My book, How to Prevent Coups d’état: Counterbalancing and Regime Survival, was published by Cornell University Press in 2020. My research has been published or is forthcoming in the Journal of Peace Research, Journal of Conflict Resolution, Armed Forces and Society, Small Wars & Insurgencies, International Studies Review, and The Journal of the Middle East and Africa, as well as Foreign Affairs, The Washington Post, and Political Violence at a Glance. It has also been mentioned in the New Yorker, New York Times, Washington Post, Newsweek, Vox, Slate, Bloomberg, and MSNBC, among other places.
I am currently working on a National Science Foundation-funded project on the determinants of civilian support for criminal and political armed groups in Colombia, as well as a new project on the causes and consequences of militarized policing supported by the American Political Science Association's Centennial Center.
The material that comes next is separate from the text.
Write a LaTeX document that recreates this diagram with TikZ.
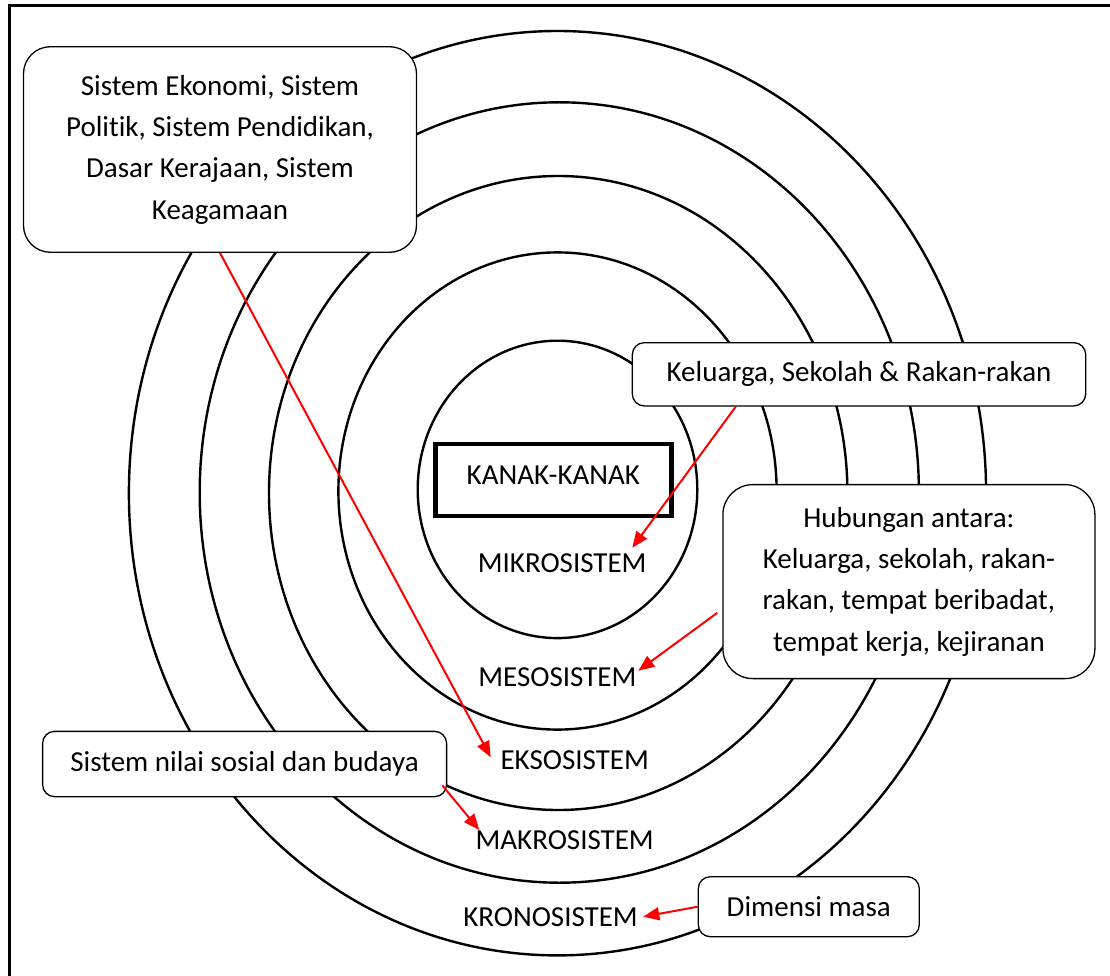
\documentclass[tikz,border=0pt]{standalone}
\usepackage{fontspec}
\setmainfont[Ligatures=NoCommon]{Carlito}
\usetikzlibrary{arrows.meta,calc}
\begin{document}
\begin{tikzpicture}[x=1pt,y=-1pt,
  font=\fontsize{29}{41.3}\selectfont,
  ring/.style={draw=black,line width=2.4pt},
  callout/.style={draw=black,line width=1.3pt,fill=white,rounded corners=#1,
    inner sep=0pt,align=center},
  lbl/.style={anchor=base,inner sep=0pt},
  pointer/.style={draw=red,line width=2pt,
    -{Triangle[length=16pt,width=13pt]}}
]
\useasboundingbox (0,0) rectangle (1110,976);

% page frame
\draw[line width=3pt] (9,990) -- (9,6) -- (1120,6);

% nested system rings
\draw[ring] (557.5,493.2) ellipse [x radius=428.6pt, y radius=462.2pt];
\draw[ring] (559.3,492.5) ellipse [x radius=359.6pt, y radius=390.2pt];
\draw[ring] (558.2,493.0) ellipse [x radius=289.2pt, y radius=317pt];
\draw[ring] (557.5,491.0) ellipse [x radius=219.1pt, y radius=238.6pt];
\draw[ring] (557.5,489.4) ellipse [x radius=139.8pt, y radius=148.7pt];

% centre
\node[draw=black,line width=4.7pt,minimum width=236pt,minimum height=72pt,inner sep=0pt]
  (child) at (553.6,480) {};
\node[lbl] (childtxt) at (553.3,484) {KANAK-KANAK};

% system labels
\node[lbl] (mikro) at (562.2,572.7) {MIKROSISTEM};
\node[lbl] (meso)  at (557.4,686) {MESOSISTEM};
\node[lbl] (ekso)  at (574.7,769) {EKSOSISTEM};
\node[lbl] (makro) at (564.7,849.3) {MAKROSISTEM};
\node[lbl] (krono) at (550.5,926.7) {KRONOSISTEM};

% callouts
\node[callout=27pt,minimum width=393pt,minimum height=205.6pt] (tl) at (220,149.5)
  {Sistem Ekonomi, Sistem\\Politik, Sistem Pendidikan,\\Dasar Kerajaan, Sistem\\Keagamaan};
\node[callout=12pt,minimum width=453.4pt,minimum height=63.3pt] (kel) at (859,374.3)
  {Keluarga, Sekolah \& Rakan-rakan};
\node[callout=30pt,minimum width=372pt,minimum height=194pt] (hub) at (908.9,581.6)
  {Hubungan antara:\\Keluarga, sekolah, rakan-\\rakan, tempat beribadat,\\tempat kerja, kejiranan};
\node[callout=12pt,minimum width=404pt,minimum height=65.3pt] (snb) at (244.6,764)
  {Sistem nilai sosial dan budaya};
\node[callout=12pt,minimum width=221pt,minimum height=60pt] (dim) at (808.8,906.7)
  {Dimensi masa};

% arrow targets
\coordinate (tMikro) at (632.3,547.7);
\coordinate (tMeso)  at (638.3,670.7);
\coordinate (tEkso)  at (490.7,757.3);
\coordinate (tMakro) at (479.3,830);
\coordinate (tKrono) at (643.3,916.7);

% pointers
\draw[pointer] (tl.south) -- (tEkso);
\draw[pointer] ($(kel.south west)!0.229!(kel.south east)$) -- (tMikro);
\draw[pointer] ($(hub.north west)!0.66!(hub.south west)+(-5,0)$) -- (tMeso);
\draw[pointer] ($(snb.north east)!0.82!(snb.south east)+(-5,0)$) -- (tMakro);
\draw[pointer] (dim.west) -- (tKrono);
\end{tikzpicture}
\end{document}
I received a PhD from the Department of Political Science at Yale University in 2014, and a BA from Columbia University in 2004. I worked previously as a Research Associate in U.S. Foreign Policy and International Law at the Council on Foreign Relations and as a Research Associate in the Fellows Program at the New America Foundation in Washington, D.C. During the 2020-2021 academic year, I was a Non-Resident Fellow at the Modern War Institute at the United States Military Academy at West Point.
At Hamilton, I am the Director of the Justice and Security Program at the Arthur Levitt Public Affairs Center, and organize the Women in Political Science lecture series. I teach courses on international security, civil-military relations, civil wars, and U.S. foreign policy.